Videomaker – Learn video production and editing, camera reviews › Forums › Technique › Editing › final cut pro vs adobe premiere pro
- July 28, 2009 at 5:06 PM #46927
I’d go with FCP actually. The new Final Cut Studio bundle has a lot of nice new features. Plus, there’s the Apple ProRes codec.
personally i’d go with Adobe, but thats because I feel like there is more that a user can get out of it. They both handle the same, equally as confusing at first but then they start to become more user friendly
Honestly, I think for you to get a good answer, you need to give us more info. What are you trying to accomplish. What are you shooting? What do you want to do in post production? How do you want to deliver? Once all the questions are answered, we’ll be able to direct you down the right path.

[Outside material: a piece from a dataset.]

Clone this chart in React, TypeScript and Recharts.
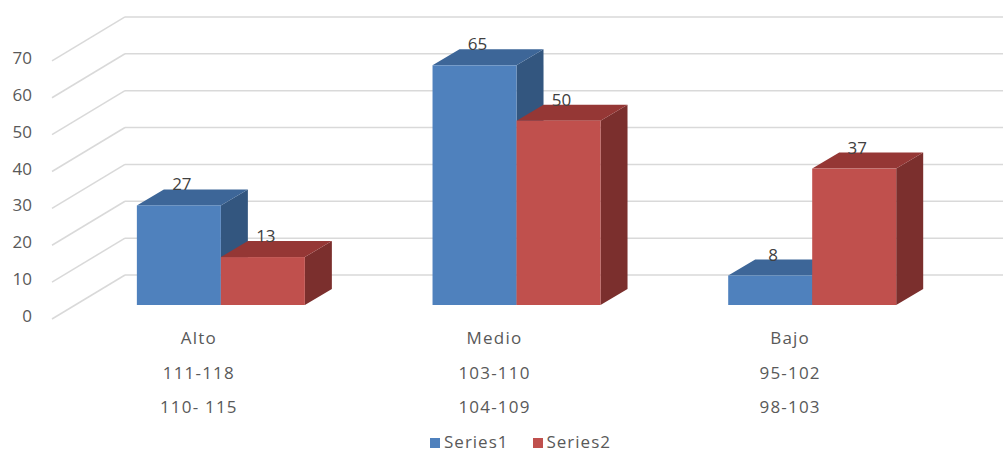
import React from 'react';
import { BarChart, Bar, XAxis, YAxis, CartesianGrid, Legend, LabelList } from 'recharts';

const categories = ['Alto', 'Medio', 'Bajo'];
const rangeRow1 = ['111-118', '103-110', '95-102'];
const rangeRow2 = ['110- 115', '104-109', '98-103'];
const series1 = [27, 65, 8];
const series2 = [13, 50, 37];
const yTicks = [0, 10, 20, 30, 40, 50, 60, 70];

const data = categories.map((c, i) => ({
  name: c,
  r1: rangeRow1[i],
  r2: rangeRow2[i],
  Series1: series1[i],
  Series2: series2[i],
}));

const DX = 27;
const DY = 16;
const FONT = "'Open Sans', 'Noto Sans', sans-serif";
const TEXT = '#595959';

const palette: Record<string, { front: string; top: string; side: string }> = {
  Series1: { front: '#4F81BD', top: '#3D6698', side: '#33567F' },
  Series2: { front: '#C0504D', top: '#953735', side: '#7B2F2D' },
};

function makeShape(key: string) {
  const c = palette[key];
  return (props: any) => {
    const { x, y, width: w, height: h } = props;
    if (w == null || h == null) return null;
    return (
      <g>
        <polygon
          points={`${x + w},${y} ${x + w + DX},${y - DY} ${x + w + DX},${y + h - DY} ${x + w},${y + h}`}
          fill={c.side}
        />
        <polygon
          points={`${x},${y} ${x + DX},${y - DY} ${x + w + DX},${y - DY} ${x + w},${y}`}
          fill={c.top}
        />
        <rect x={x} y={y} width={w} height={h} fill={c.front} />
      </g>
    );
  };
}

const renderLabel = (props: any) => {
  const { x, y, width, value } = props;
  return (
    <text
      x={x + width / 2 + 3}
      y={y - DY + 1}
      textAnchor="middle"
      fill="#404040"
      fontFamily={FONT}
      fontSize={17}
    >
      {value}
    </text>
  );
};

const gridLine = (props: any) => {
  const { x1, x2, y1 } = props;
  if (props.y != null && Math.abs(y1 - props.y) < 1) return <g key={props.key} />;
  return (
    <g key={props.key}>
      <line x1={x1 - 21} y1={y1 + 14} x2={x1 + 52} y2={y1 - 30} stroke="#D9D9D9" strokeWidth={1.5} />
      <line x1={x1 + 52} y1={y1 - 30} x2={x2 + 43} y2={y1 - 30} stroke="#D9D9D9" strokeWidth={1.5} />
    </g>
  );
};

const YTick = (props: any) => {
  const { x, y, payload } = props;
  return (
    <text x={x - 41} y={y + 17} textAnchor="end" fill={TEXT} fontFamily={FONT} fontSize={17}>
      {payload.value}
    </text>
  );
};

const XTick = (props: any) => {
  const { x, y, index } = props;
  const cx = x - 22;
  const common = {
    textAnchor: 'middle' as const,
    fill: TEXT,
    fontFamily: FONT,
    fontSize: 17,
    letterSpacing: 1.2,
  };
  return (
    <g>
      <text x={cx} y={y + 39} {...common}>
        {categories[index]}
      </text>
      <text x={cx} y={y + 74} {...common}>
        {rangeRow1[index]}
      </text>
      <text x={cx} y={y + 108} {...common}>
        {rangeRow2[index]}
      </text>
    </g>
  );
};

export default function App() {
  return (
    <div style={{ position: 'absolute', left: 0, top: 0, background: '#fff' }}>
      <BarChart
        width={1003}
        height={452}
        data={data}
        margin={{ top: 10, right: 43, left: 13, bottom: 0 }}
        barCategoryGap="21.6%"
        barGap={0}
      >
        <CartesianGrid vertical={false} horizontal={gridLine} />
        <XAxis
          dataKey="name"
          axisLine={false}
          tickLine={false}
          tickSize={0}
          tickMargin={0}
          height={127}
          tick={<XTick />}
          interval={0}
        />
        <YAxis
          domain={[0, 80]}
          ticks={yTicks}
          axisLine={false}
          tickLine={false}
          tickSize={0}
          tickMargin={0}
          width={60}
          tick={<YTick />}
        />
        <Legend
          height={20}
          iconType="square"
          iconSize={10}
          wrapperStyle={{ fontFamily: FONT, fontSize: 17, letterSpacing: 1, bottom: 0, paddingLeft: 46, lineHeight: '20px' }}
          formatter={(value: string) => <span style={{ color: TEXT, marginRight: 14 }}>{value}</span>}
        />
        <Bar dataKey="Series1" fill="#4F81BD" shape={makeShape('Series1')} isAnimationActive={false}>
          <LabelList dataKey="Series1" content={renderLabel} />
        </Bar>
        <Bar dataKey="Series2" fill="#C0504D" shape={makeShape('Series2')} isAnimationActive={false}>
          <LabelList dataKey="Series2" content={renderLabel} />
        </Bar>
      </BarChart>
    </div>
  );
}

thank you Rob. I’m working in a marketing company that wants to bring some of the video editing in-house. Not something too complicated. I want to be able to edit video supplied from outside sources. Sometimes they come in .mov, wmv, P2 (a panasonic file), etc. The ability to strip audio, add my own, overlay tracks, add some special effects, type manipulation (that might have to be outside this program) and to grow with experience on that software. Final use would be mainly (for now) the web. Whether it’s YouTube, Vimeo, microsite, website or other use like DVD replication for TV or computer monitor.
Currently we’ve had to work with a videographer that supplies a P2 format (native to a panasonic camera.) But, I know that we’ll also get mov and mp4.
I’ve done some tutorials on Adobe Premiere (lynda.com stuff.)
Is After Effects a big deal for some effects – does it work best with AP?
I understand the pro suite of premiere will take FCP native files now too.
I think the biggest issue is the fact that you will be getting multiple formats, and because you will be getting different types of formats to edit, I would get Final Cut because you can transcode everything to ProRes and work in a timeline that contains all the same codec.
Also, Final Cut Studio includes programs that edit video, create graphics, edit sound, high-end color grading, and program devoted to compression. All for $1000 bucks. I’m sure Premiere has a lot of the same capabilities, but I doubt it has anything like the ProRes codec and I dont think it has anything that comes close to Color, Apple’s color grading program.
Also, After Effects works fine with Final Cut, but you can also use Motion, which is Apple’s motion graphics program.